There is also a “New Zealand” section in some supermarkets - full of Cookie Time cookies, L&P and Pinkie bars. When I first moved, I found myself gravitating to it. I wouldn’t buy anything, but seeing these little familiar markers, tragically, made me feel a tiny bit better.
It’s interesting too, being thrust into the role of unofficial ambassador for your country by default. Within most conversations here, I’m promoted to unofficial expert on all things New Zealand; education, population growth, politics, geography, news media - whether I am equipped to answer questions or not. I’ve also lost count of how many times I’ve been asked “why did your Prime Minister pull a waitress’ hair?”
Being an outsider at times has also spurred many warm moments. I was talking to an Uber driver who moved from India to Melbourne when he was 20 about that overwhelming feeling of missing people. “I used to cry myself asleep,” he admitted laughing. “But now I’m proud of myself, and I’m married, so I don’t get homesick … You should get married – then you’ll be fine,” he told me with a cheerful smile. While I currently have no marriage proposals in sight, I am settling in.
There are so many things I love about this city – the eccentric laneways, the Italian supermarkets which stink of delicious cheeses, the bustling energy of the city, the many greyhounds wearing booties, the parmas, the variety of music and art, the bats, the flowers, the museums and the trams.
Although there are people and places I miss, I’m finally feeling at home here.
Seven months into my move, I think back to my cab driver who took me to look at the flat I’m now living in. “Once you live in a big city, you can never go back to small place,” he told me firmly, speaking from his own experience.
With a population of 4.4 million, Melbourne is definitely a big city, but I wonder if this is the case - I wonder if being somewhere big makes you crave bigger places in general.
I think back to the feeling of moving out of home into your very first flat; it’s up to you set your own routines and habits, you have to pay your own bills and plan for the unexpected.
The place where your family lives becomes redefined as no longer “home” but more that familiar, warm place filled with memories of growing up, while your flat transitions into the place with a predictable, safe routine.
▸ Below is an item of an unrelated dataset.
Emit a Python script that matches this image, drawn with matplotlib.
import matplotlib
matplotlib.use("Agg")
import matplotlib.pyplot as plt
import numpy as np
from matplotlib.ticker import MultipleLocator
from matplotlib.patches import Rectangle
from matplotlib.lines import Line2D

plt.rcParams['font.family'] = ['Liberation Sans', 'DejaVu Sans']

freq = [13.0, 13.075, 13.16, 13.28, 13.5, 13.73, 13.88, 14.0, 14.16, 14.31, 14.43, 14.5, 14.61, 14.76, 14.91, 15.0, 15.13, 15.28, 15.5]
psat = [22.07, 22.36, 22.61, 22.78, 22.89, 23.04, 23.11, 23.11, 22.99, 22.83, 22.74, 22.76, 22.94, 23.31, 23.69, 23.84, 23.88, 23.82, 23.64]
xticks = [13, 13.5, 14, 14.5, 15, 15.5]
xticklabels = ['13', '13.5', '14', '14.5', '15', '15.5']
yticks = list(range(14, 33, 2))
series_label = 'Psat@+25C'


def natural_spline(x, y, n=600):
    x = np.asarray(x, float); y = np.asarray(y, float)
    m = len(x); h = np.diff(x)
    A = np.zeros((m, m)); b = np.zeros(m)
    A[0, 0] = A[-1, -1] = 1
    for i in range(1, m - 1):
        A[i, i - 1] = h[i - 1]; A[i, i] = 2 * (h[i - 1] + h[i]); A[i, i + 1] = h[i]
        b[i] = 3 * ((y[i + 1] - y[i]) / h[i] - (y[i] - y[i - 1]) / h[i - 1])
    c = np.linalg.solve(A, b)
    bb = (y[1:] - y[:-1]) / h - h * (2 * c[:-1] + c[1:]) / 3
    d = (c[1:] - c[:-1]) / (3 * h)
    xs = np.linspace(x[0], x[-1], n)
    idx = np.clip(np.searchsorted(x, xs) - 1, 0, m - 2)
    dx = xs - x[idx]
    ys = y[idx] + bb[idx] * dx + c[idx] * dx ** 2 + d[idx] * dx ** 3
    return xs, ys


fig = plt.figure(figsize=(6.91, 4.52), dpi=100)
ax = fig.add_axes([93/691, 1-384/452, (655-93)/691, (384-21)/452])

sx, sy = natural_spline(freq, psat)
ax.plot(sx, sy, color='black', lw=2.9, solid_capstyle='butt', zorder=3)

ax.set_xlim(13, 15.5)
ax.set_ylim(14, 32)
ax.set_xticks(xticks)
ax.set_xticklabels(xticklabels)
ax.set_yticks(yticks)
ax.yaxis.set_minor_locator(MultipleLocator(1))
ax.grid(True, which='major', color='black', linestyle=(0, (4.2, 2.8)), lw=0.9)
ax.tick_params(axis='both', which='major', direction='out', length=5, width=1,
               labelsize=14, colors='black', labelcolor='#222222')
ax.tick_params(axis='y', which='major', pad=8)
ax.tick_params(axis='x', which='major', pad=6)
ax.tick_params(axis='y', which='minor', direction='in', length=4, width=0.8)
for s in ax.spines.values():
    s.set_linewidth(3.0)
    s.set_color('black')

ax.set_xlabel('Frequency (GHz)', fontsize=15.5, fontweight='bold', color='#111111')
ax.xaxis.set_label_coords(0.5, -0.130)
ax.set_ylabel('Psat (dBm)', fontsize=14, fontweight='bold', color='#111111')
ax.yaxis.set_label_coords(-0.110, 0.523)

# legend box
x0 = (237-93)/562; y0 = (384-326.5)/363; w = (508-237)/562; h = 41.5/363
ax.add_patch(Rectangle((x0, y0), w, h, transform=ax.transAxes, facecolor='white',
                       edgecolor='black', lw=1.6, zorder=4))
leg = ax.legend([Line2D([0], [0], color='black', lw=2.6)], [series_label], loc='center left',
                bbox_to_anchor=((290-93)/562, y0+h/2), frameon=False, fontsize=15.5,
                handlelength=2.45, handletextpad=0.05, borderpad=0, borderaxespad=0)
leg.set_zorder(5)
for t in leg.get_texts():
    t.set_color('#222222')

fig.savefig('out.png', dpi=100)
It’s a bit like moving countries too.
Thinking back to the Talking Heads song, perhaps home is just the feeling of trying to make your own little place in this big busy world, an out of reach abstract notion, but something we’ll always long for.
At the moment I’m not craving a higher population or a bigger city, but at the same time, Melbourne doesn’t feel like my final destination.
To use a New Zealandism, my “real” feeling, is that regardless of location or size or strange words or trends or sense of familiarity, anywhere and everywhere can be home, for now.